* [AIM OF THE TASK]: Set down exactly the lines in the records below that run from the line with "Recreate this image as a web" to the line with "const chanceY = [0, 1];", inclusive, and nothing more.

* [AVAILABLE DATA]:
— Start —

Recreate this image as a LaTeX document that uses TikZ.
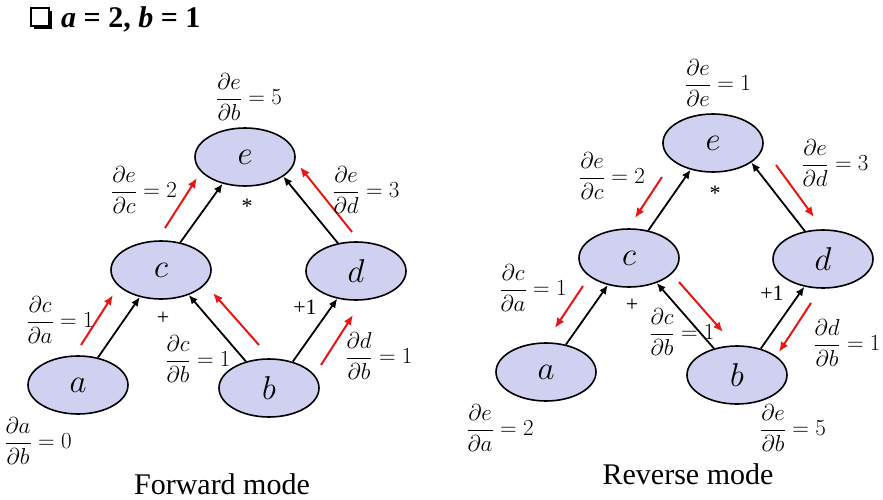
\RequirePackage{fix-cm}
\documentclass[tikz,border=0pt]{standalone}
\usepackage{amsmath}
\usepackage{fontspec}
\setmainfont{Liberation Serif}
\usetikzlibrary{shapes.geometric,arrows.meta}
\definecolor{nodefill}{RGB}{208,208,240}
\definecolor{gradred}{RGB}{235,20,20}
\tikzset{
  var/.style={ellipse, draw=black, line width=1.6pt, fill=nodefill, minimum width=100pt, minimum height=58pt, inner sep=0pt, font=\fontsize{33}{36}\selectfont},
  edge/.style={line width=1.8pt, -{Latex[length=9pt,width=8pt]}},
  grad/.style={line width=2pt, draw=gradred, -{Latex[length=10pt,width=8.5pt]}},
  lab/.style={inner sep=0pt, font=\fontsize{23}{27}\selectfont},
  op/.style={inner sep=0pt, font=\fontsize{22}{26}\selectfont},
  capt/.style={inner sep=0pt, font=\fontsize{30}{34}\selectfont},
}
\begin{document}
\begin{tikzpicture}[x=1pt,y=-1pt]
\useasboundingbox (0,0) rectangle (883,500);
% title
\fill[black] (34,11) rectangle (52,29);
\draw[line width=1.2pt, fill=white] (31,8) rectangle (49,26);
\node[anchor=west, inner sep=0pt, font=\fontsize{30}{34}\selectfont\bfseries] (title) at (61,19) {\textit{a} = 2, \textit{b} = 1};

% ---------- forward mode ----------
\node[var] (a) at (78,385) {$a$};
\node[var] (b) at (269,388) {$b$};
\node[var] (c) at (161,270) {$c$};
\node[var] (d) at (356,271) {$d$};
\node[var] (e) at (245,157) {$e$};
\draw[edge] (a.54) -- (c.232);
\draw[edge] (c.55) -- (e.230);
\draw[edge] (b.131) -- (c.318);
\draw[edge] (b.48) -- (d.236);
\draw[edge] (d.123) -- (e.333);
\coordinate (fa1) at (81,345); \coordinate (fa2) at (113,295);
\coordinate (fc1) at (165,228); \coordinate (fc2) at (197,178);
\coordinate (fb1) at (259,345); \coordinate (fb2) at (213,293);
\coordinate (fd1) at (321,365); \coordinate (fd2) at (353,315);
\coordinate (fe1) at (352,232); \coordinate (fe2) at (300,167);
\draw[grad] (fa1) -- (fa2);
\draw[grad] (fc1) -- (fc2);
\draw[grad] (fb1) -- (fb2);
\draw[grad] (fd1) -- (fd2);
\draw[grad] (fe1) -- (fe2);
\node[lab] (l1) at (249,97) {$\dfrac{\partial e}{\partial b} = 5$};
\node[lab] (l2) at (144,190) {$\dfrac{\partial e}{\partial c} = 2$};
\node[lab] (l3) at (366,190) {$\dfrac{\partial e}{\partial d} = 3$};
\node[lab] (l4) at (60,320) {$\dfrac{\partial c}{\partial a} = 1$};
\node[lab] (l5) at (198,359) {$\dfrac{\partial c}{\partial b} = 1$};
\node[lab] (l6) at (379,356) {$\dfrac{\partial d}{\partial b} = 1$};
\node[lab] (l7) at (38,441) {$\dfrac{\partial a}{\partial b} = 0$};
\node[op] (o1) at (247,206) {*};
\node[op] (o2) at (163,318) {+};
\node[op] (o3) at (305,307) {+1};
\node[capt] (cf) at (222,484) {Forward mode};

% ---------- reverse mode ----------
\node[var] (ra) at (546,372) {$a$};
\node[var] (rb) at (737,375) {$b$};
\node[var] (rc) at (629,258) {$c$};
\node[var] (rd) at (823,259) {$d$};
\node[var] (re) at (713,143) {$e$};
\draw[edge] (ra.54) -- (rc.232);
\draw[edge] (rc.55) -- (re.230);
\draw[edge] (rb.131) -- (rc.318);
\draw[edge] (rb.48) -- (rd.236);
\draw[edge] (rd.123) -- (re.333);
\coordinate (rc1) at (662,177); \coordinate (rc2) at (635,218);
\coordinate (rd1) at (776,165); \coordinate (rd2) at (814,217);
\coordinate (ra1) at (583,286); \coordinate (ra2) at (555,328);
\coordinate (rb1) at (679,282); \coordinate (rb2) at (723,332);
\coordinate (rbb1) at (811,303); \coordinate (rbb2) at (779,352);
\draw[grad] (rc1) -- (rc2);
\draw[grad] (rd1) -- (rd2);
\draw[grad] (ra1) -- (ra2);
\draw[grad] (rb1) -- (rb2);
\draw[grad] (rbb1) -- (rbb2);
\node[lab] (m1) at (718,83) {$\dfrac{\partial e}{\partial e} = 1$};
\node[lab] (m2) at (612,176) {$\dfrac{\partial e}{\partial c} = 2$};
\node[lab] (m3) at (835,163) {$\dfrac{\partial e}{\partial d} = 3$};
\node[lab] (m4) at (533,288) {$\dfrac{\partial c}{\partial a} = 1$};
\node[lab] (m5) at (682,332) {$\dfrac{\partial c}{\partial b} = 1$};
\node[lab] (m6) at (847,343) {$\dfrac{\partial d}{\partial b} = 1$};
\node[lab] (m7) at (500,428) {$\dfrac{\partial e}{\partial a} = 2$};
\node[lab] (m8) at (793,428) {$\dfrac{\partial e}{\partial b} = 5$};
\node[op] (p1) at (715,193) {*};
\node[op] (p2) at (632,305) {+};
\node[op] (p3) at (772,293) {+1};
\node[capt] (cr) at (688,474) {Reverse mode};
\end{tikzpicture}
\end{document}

— End —
— Start —

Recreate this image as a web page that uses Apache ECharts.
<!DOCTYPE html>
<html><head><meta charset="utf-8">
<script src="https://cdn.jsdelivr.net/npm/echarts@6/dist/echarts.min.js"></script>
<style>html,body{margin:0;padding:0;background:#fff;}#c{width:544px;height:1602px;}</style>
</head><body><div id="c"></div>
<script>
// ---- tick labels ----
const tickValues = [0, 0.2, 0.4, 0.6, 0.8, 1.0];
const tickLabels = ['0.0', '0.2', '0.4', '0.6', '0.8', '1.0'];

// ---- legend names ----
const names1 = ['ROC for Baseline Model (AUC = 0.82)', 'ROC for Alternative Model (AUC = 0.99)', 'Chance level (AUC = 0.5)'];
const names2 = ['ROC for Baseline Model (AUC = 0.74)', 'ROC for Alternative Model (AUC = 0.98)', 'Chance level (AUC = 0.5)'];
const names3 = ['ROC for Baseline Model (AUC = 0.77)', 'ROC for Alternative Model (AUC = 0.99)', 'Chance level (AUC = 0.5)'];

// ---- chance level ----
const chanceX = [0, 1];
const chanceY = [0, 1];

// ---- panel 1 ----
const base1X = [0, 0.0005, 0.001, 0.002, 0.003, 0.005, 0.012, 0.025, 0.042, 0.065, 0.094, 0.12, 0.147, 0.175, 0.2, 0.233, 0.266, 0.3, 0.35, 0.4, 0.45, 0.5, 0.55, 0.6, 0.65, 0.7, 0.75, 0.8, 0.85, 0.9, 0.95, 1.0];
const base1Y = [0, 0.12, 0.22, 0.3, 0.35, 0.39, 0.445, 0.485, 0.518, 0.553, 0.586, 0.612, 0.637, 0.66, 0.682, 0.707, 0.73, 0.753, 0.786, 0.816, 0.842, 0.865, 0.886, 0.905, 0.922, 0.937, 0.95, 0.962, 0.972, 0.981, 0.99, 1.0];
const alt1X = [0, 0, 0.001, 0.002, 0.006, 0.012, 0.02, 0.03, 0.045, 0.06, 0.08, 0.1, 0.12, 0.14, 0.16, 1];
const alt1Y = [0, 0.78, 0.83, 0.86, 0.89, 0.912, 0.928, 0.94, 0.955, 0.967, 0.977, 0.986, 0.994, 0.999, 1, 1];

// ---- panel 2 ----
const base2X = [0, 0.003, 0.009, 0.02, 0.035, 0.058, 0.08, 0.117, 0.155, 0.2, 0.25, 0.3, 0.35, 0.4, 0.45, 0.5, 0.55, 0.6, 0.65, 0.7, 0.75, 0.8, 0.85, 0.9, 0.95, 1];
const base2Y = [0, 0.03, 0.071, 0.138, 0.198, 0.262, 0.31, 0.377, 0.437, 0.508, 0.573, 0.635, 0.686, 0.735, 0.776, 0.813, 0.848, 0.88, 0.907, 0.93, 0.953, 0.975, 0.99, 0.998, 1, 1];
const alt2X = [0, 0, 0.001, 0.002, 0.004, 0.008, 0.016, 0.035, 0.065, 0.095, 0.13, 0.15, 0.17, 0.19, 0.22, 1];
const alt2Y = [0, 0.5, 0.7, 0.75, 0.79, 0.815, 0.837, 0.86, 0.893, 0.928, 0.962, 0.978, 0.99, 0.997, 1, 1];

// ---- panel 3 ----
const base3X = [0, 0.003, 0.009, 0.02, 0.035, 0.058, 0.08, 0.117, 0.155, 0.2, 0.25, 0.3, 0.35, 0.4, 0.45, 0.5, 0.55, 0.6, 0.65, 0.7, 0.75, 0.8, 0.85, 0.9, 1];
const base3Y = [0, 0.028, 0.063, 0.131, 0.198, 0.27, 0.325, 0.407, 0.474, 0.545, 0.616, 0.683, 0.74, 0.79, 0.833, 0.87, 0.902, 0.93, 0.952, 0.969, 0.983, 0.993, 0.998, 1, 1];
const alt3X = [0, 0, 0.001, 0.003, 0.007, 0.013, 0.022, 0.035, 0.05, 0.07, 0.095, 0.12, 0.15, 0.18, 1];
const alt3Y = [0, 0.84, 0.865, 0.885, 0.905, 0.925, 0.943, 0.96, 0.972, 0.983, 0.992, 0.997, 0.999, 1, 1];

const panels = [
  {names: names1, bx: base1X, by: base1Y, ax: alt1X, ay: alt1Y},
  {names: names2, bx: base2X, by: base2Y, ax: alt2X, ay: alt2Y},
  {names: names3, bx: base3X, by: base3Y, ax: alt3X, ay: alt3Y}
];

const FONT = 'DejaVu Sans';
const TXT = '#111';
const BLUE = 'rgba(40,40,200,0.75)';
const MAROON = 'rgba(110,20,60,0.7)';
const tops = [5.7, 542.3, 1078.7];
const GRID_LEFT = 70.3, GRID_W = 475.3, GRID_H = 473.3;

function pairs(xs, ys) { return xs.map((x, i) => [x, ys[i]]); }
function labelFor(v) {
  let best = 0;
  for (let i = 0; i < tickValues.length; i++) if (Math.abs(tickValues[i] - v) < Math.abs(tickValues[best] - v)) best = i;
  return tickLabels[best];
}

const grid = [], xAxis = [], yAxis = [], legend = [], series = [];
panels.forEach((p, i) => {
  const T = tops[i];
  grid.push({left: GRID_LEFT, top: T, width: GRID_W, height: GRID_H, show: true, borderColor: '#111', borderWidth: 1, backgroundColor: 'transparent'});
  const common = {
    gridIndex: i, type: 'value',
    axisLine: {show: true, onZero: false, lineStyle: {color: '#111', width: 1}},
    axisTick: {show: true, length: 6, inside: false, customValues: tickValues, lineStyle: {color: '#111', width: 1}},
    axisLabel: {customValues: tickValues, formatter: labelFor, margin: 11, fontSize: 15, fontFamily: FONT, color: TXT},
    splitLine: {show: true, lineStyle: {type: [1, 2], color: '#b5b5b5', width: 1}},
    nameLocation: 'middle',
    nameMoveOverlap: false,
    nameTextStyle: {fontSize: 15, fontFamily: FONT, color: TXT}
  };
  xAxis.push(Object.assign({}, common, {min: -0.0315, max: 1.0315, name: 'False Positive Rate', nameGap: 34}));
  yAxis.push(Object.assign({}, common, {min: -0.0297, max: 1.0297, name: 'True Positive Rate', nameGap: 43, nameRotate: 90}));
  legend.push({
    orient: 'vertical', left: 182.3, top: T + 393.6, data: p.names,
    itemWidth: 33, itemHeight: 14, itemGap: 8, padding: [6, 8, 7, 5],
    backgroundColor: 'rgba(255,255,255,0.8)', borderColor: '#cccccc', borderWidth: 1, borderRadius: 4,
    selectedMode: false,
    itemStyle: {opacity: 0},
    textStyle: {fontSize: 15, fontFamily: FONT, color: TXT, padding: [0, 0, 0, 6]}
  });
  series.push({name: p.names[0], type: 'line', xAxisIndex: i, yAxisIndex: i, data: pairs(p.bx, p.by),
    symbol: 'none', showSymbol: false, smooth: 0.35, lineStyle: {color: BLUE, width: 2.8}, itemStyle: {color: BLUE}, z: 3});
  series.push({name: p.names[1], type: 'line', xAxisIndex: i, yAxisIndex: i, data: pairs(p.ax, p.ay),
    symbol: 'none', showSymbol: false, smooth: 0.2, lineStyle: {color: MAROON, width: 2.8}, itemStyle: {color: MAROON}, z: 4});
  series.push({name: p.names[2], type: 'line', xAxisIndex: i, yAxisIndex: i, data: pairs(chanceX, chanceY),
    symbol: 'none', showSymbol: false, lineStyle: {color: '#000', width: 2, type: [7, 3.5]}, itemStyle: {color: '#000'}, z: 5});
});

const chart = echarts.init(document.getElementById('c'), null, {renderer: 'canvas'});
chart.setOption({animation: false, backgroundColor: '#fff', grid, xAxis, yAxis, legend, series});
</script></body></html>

— End —

* [FINISHED ANSWER]:
Recreate this image as a web page that uses Apache ECharts.
<!DOCTYPE html>
<html><head><meta charset="utf-8">
<script src="https://cdn.jsdelivr.net/npm/echarts@6/dist/echarts.min.js"></script>
<style>html,body{margin:0;padding:0;background:#fff;}#c{width:544px;height:1602px;}</style>
</head><body><div id="c"></div>
<script>
// ---- tick labels ----
const tickValues = [0, 0.2, 0.4, 0.6, 0.8, 1.0];
const tickLabels = ['0.0', '0.2', '0.4', '0.6', '0.8', '1.0'];

// ---- legend names ----
const names1 = ['ROC for Baseline Model (AUC = 0.82)', 'ROC for Alternative Model (AUC = 0.99)', 'Chance level (AUC = 0.5)'];
const names2 = ['ROC for Baseline Model (AUC = 0.74)', 'ROC for Alternative Model (AUC = 0.98)', 'Chance level (AUC = 0.5)'];
const names3 = ['ROC for Baseline Model (AUC = 0.77)', 'ROC for Alternative Model (AUC = 0.99)', 'Chance level (AUC = 0.5)'];

// ---- chance level ----
const chanceX = [0, 1];
const chanceY = [0, 1];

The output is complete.